Non si limita la libertà di espressione, assolutamente, ma quando una azienda dà notizia pubblica delle sue trasformazioni di prodotto e di servizio in chiave di CSR va premiata, va dato atto tangibilmente che questa sensibilità sociale è ciò che si attende il paese e lo Stato lo incoraggia; così come gli spot promozionali che puntano sulla descrizione in chiave di responsabilità d’impresa devono avere un vantaggio fiscale. Tutto ciò per dimostrare che il fine ultimo della vita di una azienda, non è il business, ma il bene comune di lavoratori e cittadini.

Sono discorsi e suggerimenti che non giungono alla pancia della gente che preferisce le risposte semplici: non hai lavoro? Ti do lo stipendio anche se non fai nulla. Non hai la casa? Cedo quella sfitta che vedo in giro. Non vuoi gli immigrati? Li rispedisco a casa loro anche se lì li fanno fuori o muoiono di fame. C’è la sporcizia in giro? Mi interessa ma si può vivere anche così. C’è la malavita? Meglio non spendere soldi per migliorare le forze di polizia e le forze armate. Basta mettere tutti in galera e buttare la chiave.

Un paese sostenibile è un paese ricco della sua cultura, geloso delle sue tradizioni, appassionato del vivere bene, del far crescere i più piccoli, che vive anche del sacrificio consapevole, e che ha nella famiglia la prima cellula vitale. Una cellula che sa che la vita matrimoniale è una avventura positiva anche se vi sono momenti in cui occorre un sacrificio e che i bimbi sono il frutto più bello di una condivisione amorevole.

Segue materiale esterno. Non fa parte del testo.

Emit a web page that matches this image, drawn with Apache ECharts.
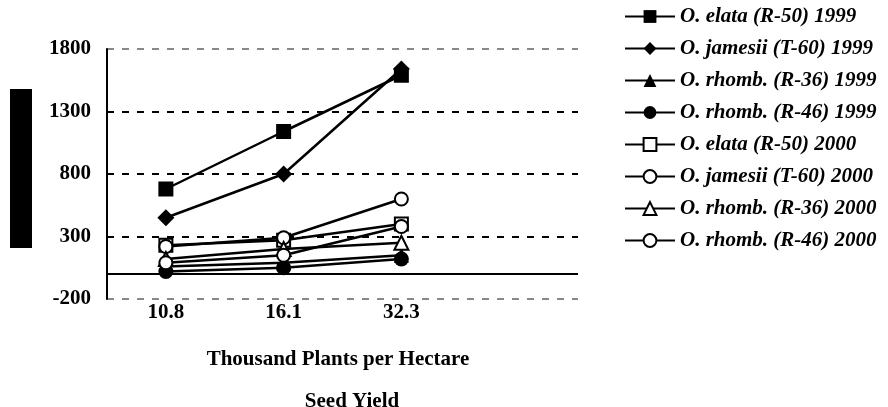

La sostenibilità appartiene a questa cultura della positività ultima nella vita, a questo irriducibile desiderio di vivere e di vivere pienamente in pace con se stessi e con gli altri. In essa il lavoro è indispensabile anche se mai un lavoro rispecchierà fino in fondo i desideri del cuore, e la terra e il costruire è sempre un pegno ereditario per una generazioni che deve ancora nascere.